Расчет на умного читателя проявляется и в склонности поэта безбоязненно вводить в свои стихи весьма разнообразный словарный материал, часто выступающий в неожиданных, дерзких сочетаниях. В этом смысле характерно уже появление в «Стирке белья» Афродиты, да еще в «компании» с «корытом», «онучами», «вековыми (прекрасный, многозначительный эпитет!) мозолями», а с другой стороны — обращение к прозаизмам в сугубо лирическом контексте:
Я различал полей зеленоватых призму,
Туманно-синий лес, прижатый к организму
Моей живой земли, гнездился между нив.
( «Воздушное путешествие» )
Нередко за кажущимся «холодком» спокойно уравновешенной интонации вспыхивает искорка улыбки и является стилистический прием, освоенный еще в экспериментальной школе «Столбцов»:
Плывет белоснежное диво,
Животное, полное грез,
Колебля на лоне залива
Лиловые тени берез.
( «Лебедь в зоопарке» )
Добродушно-усмешливая характеристика лебеди как «животного», к тому же «полного грез», напоминает аналогично названных персонажей давних стихов («Спит животное Собака, дремлет птица Воробей» и т. д.), да и фигурки зверей, которые «сидят в отдаленье, приделаны к выступам нор», тоже как бы почерпнуты из «Столбцов» («жених, приделанный к невесте» — в стихотворении «Свадьба»).

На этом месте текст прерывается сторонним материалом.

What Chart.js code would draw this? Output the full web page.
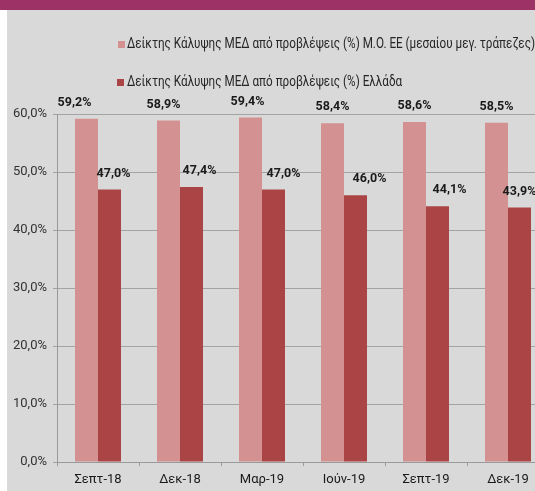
<!DOCTYPE html>
<html>
<head>
<meta charset="utf-8">
<script src="https://cdn.jsdelivr.net/npm/chart.js@4"></script>
<style>
  html, body { margin: 0; padding: 0; background: #fff; overflow: hidden; }
  body { width: 535px; height: 491px; position: relative; }
  .topbar { position: absolute; left: 0; top: 0; width: 535px; height: 10px; background: #9c3265; }
  .panel { position: absolute; left: 7px; top: 10px; width: 542px; height: 481px; background: #d9d9d9; }
  #chart { display: block; }
</style>
</head>
<body>
<div class="topbar"></div>
<div class="panel">
  <canvas id="chart" width="542" height="481"></canvas>
</div>
<script>
// Data
const categories = ["Σεπτ-18", "Δεκ-18", "Μαρ-19", "Ιούν-19", "Σεπτ-19", "Δεκ-19"];
const euValues = [59.2, 58.9, 59.4, 58.4, 58.6, 58.5];
const greeceValues = [47.0, 47.4, 47.0, 46.0, 44.1, 43.9];
const seriesNames = [
  "Δείκτης Κάλυψης ΜΕΔ από προβλέψεις (%) Μ.Ο. ΕΕ (μεσαίου μεγ. τράπεζες)",
  "Δείκτης Κάλυψης ΜΕΔ από προβλέψεις (%) Ελλάδα"
];
const yTicks = [0, 10, 20, 30, 40, 50, 60];

// label nudges (px) so they sit like the original
const euLabelShift = [-12, -5, -3, 0, 0, 0];
const grLabelShift = [4, 8, 10, 14, 12, 0];

const pink = "#d39191";
const darkRed = "#ab4545";
const fontFamily = 'Roboto, "Noto Sans", sans-serif';

function fmt(v) {
  return v.toFixed(1).replace(".", ",") + "%";
}

// Data labels above bars
const valueLabels = {
  id: "valueLabels",
  afterDatasetsDraw(chart) {
    const ctx = chart.ctx;
    ctx.save();
    ctx.font = "bold 12.5px " + fontFamily;
    ctx.fillStyle = "#1a1a1a";
    ctx.textAlign = "center";
    ctx.textBaseline = "middle";
    chart.data.datasets.forEach((ds, i) => {
      const meta = chart.getDatasetMeta(i);
      const shifts = i === 0 ? euLabelShift : grLabelShift;
      meta.data.forEach((bar, j) => {
        ctx.fillText(fmt(ds.data[j]), bar.x + shifts[j], bar.y - 16);
      });
    });
    ctx.restore();
  }
};

// Legend drawn in two rows like the original (condensed text, like Calibri)
const legendRows = {
  id: "legendRows",
  afterDraw(chart) {
    const ctx = chart.ctx;
    ctx.save();
    ctx.font = "14px " + fontFamily;
    const w = ctx.measureText(seriesNames[0]).width;
    const sx = Math.min(1, 408 / w);
    ctx.textBaseline = "middle";
    const rows = [
      { x: 111, y: 34, color: pink, text: seriesNames[0] },
      { x: 110, y: 72, color: darkRed, text: seriesNames[1] }
    ];
    rows.forEach(r => {
      ctx.fillStyle = r.color;
      ctx.fillRect(r.x, r.y - 3, 7, 7);
      ctx.save();
      ctx.translate(120, r.y);
      ctx.scale(sx, 1);
      ctx.fillStyle = "#262626";
      ctx.fillText(r.text, 0, 0);
      ctx.restore();
    });
    ctx.restore();
  }
};

new Chart(document.getElementById("chart"), {
  type: "bar",
  data: {
    labels: categories,
    datasets: [
      { label: seriesNames[0], data: euValues, backgroundColor: pink },
      { label: seriesNames[1], data: greeceValues, backgroundColor: darkRed }
    ]
  },
  options: {
    responsive: false,
    animation: false,
    layout: { padding: { top: 104, left: 0, right: 0, bottom: 0 } },
    datasets: {
      bar: { categoryPercentage: 0.561, barPercentage: 1.0 }
    },
    plugins: {
      legend: { display: false },
      tooltip: { enabled: false }
    },
    scales: {
      x: {
        grid: {
          offset: true,
          drawOnChartArea: false,
          drawTicks: true,
          tickLength: 4,
          color: "#9a9a9a"
        },
        border: { color: "#9a9a9a" },
        ticks: {
          color: "#1a1a1a",
          font: { family: fontFamily, size: 13 },
          padding: 6,
          maxRotation: 0
        },
        afterFit(scale) { scale.height = 29; }
      },
      y: {
        min: 0,
        max: 60,
        afterBuildTicks(scale) {
          scale.ticks = yTicks.map(v => ({ value: v }));
        },
        grid: {
          color: "#a3a3a3",
          tickLength: 4
        },
        border: { color: "#9a9a9a" },
        ticks: {
          color: "#333333",
          font: { family: fontFamily, size: 13 },
          padding: 6,
          callback: v => fmt(v)
        },
        afterFit(scale) { scale.width = 50; }
      }
    }
  },
  plugins: [valueLabels, legendRows]
});
</script>
</body>
</html>
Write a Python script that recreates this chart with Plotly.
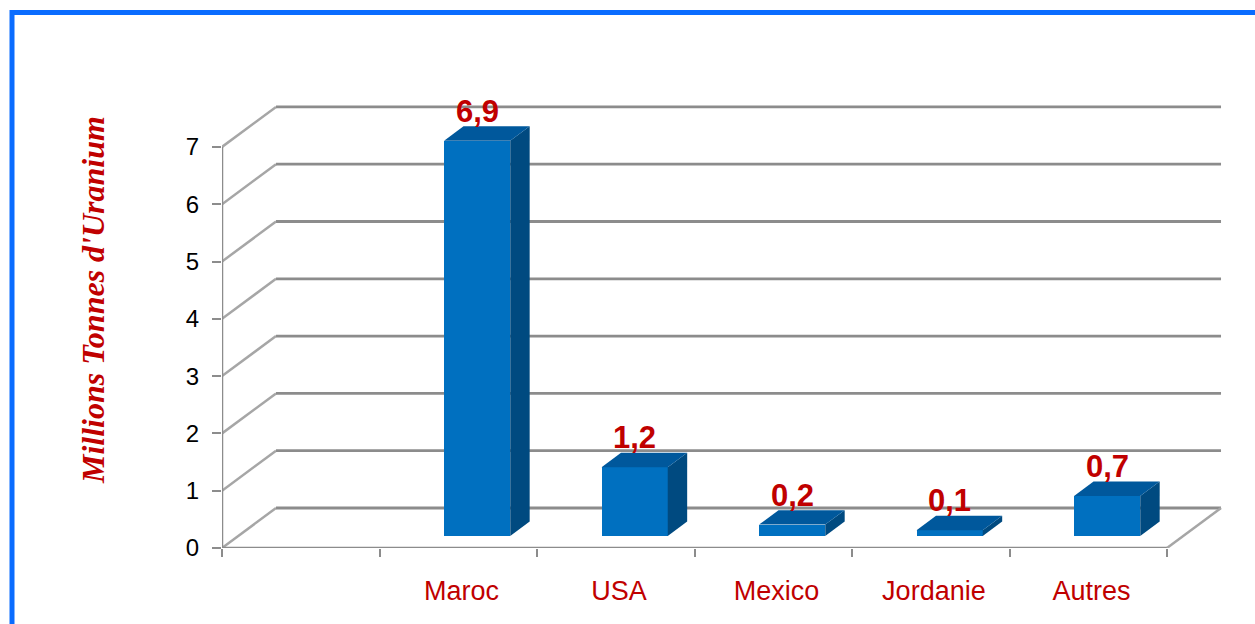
import plotly.graph_objects as go

# ---- data ----
categories = ["", "Maroc", "USA", "Mexico", "Jordanie", "Autres"]
values = [None, 6.9, 1.2, 0.2, 0.1, 0.7]
value_labels = ["", "6,9", "1,2", "0,2", "0,1", "0,7"]
y_ticks = [0, 1, 2, 3, 4, 5, 6, 7]
y_title = "Millions Tonnes d'Uranium"

# ---- style / projection ----
DX, DY = 0.343, 0.698          # depth offset of back wall (data units)
F0 = 0.30                      # bar front depth fraction
FD = 0.36                      # bar depth fraction
BAR_W = 0.42
XSHIFT = 0.12
RED = "#c00000"
GRID = "#8c8c8c"
n = len(categories)
x_lo, x_hi = -0.5, n - 0.5

L, R, T, B = 222, 30, 104, 76
W, H = 1255 - L - R, 624 - T - B
x_range = [x_lo, x_lo + W / 157.5]
y_range = [0, H / 57.3]

fig = go.Figure()

shapes = []
# back-wall gridlines with left diagonals
for v in y_ticks:
    shapes.append(dict(type="line", xref="x", yref="y", x0=x_lo, y0=v, x1=x_lo + DX, y1=v + DY,
                       line=dict(color="#a6a6a6", width=2.5), layer="below"))
    shapes.append(dict(type="line", xref="x", yref="y", x0=x_lo + DX, y0=v + DY, x1=x_hi + DX, y1=v + DY,
                       line=dict(color=GRID, width=2.8), layer="below"))
# floor front edge + right diagonal
shapes.append(dict(type="line", xref="x", yref="y", x0=x_lo, y0=0, x1=x_hi, y1=0,
                   line=dict(color=GRID, width=2.5), layer="below"))
shapes.append(dict(type="line", xref="x", yref="y", x0=x_hi, y0=0, x1=x_hi + DX, y1=DY,
                   line=dict(color="#a6a6a6", width=2.5), layer="below"))
# y axis line
shapes.append(dict(type="line", xref="x", yref="y", x0=x_lo, y0=0, x1=x_lo, y1=max(y_ticks),
                   line=dict(color=GRID, width=2.5), layer="below"))
# blue frame
px2x = lambda px: (px - L) / W
px2y = lambda py: (624 - B - py) / H
shapes.append(dict(type="rect", xref="paper", yref="paper",
                   x0=px2x(12), y0=px2y(660), x1=px2x(1300), y1=px2y(12.5),
                   line=dict(color="#0a6cff", width=5), fillcolor="rgba(0,0,0,0)", layer="above"))

xs, ys, bases = [], [], []
for i, v in enumerate(values):
    if v is None:
        continue
    xs.append(i + XSHIFT)
    ys.append(v)
    bases.append(F0 * DY)

fig.add_trace(go.Bar(x=xs, y=ys, base=bases, width=BAR_W,
                     marker=dict(color="#0070c0", line=dict(width=0)),
                     hoverinfo="skip", showlegend=False))

ddx, ddy = FD * DX, FD * DY
annotations = []
for i, v in enumerate(values):
    if v is None:
        continue
    xc = i + XSHIFT
    xl, xr = xc - BAR_W / 2, xc + BAR_W / 2
    b = F0 * DY
    top = v + b
    # side face
    fig.add_trace(go.Scatter(x=[xr, xr, xr + ddx, xr + ddx, xr], y=[b, top, top + ddy, b + ddy, b],
                             fill="toself", fillcolor="#004a80", mode="lines",
                             line=dict(width=0, color="#004a80"), hoverinfo="skip", showlegend=False))
    # top face
    fig.add_trace(go.Scatter(x=[xl, xr, xr + ddx, xl + ddx, xl], y=[top, top, top + ddy, top + ddy, top],
                             fill="toself", fillcolor="#00589c", mode="lines",
                             line=dict(width=0, color="#00589c"), hoverinfo="skip", showlegend=False))
    annotations.append(dict(x=xc, y=top + ddy, xref="x", yref="y", text="<b>%s</b>" % value_labels[i],
                            showarrow=False, yanchor="middle", yshift=15,
                            font=dict(family="Liberation Sans, Arial", size=31, color=RED)))

annotations.append(dict(x=px2x(93), y=px2y(300), xref="paper", yref="paper",
                        text="<b><i>%s</i></b>" % y_title, textangle=-90, showarrow=False,
                        xanchor="center", yanchor="middle",
                        font=dict(family="Liberation Serif, Times New Roman", size=32, color=RED)))

fig.update_layout(
    width=1255, height=624,
    margin=dict(l=L, r=R, t=T, b=B),
    paper_bgcolor="white", plot_bgcolor="white",
    shapes=shapes, annotations=annotations,
    bargap=0,
    xaxis=dict(range=x_range, showgrid=False, zeroline=False, showline=False,
               tickmode="array", tickvals=[i + 0.02 for i in range(1, n)], ticktext=categories[1:],
               ticks="", ticklabelstandoff=24,
               tickfont=dict(family="Liberation Sans, Arial", size=27, color=RED),
               minor=dict(tickmode="linear", tick0=x_lo, dtick=1, ticks="outside",
                          ticklen=8, tickwidth=2, tickcolor=GRID, showgrid=False)),
    yaxis=dict(range=y_range, showgrid=False, zeroline=False, showline=False,
               tickmode="array", tickvals=y_ticks, ticktext=[str(t) for t in y_ticks],
               ticks="outside", ticklen=9, tickwidth=2, tickcolor=GRID, ticklabelstandoff=8,
               tickfont=dict(family="Liberation Sans, Arial", size=24, color="black")),
)

fig.write_html("out.html")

И все это органически сочетается с утонченной живописностью и гармонической звукописью («КоЛебЛя на Лоне заЛИва ЛИЛОвые тени берез») и впечатляющим пластическим образом лебеди: «вся она как изваянье приподнятой к небу волны». Это слияние «разновременных» приемов тем естественнее, что, как справедливо считал сам поэт, «способность пластически изображать явления» проявилась у него еще в эпоху «Столбцов». И действительно, давняя строка о том, как в море «словно идол ходит вал», в известном смысле послужила предшественницей сравнения лебеди с изваянием волны.
В своих лучших произведениях Заболоцкому удалось блестяще осуществить творческий принцип: «Мысль — Образ — Музыка — вот идеальная тройственность, к которой стремится поэт».
Он по праву вошел в число лучших русских поэтов XX в., дав оригинальное творческое истолкование взаимоотношений природы и человека, который открывает в ней все новые соответствия своему внутреннему миру.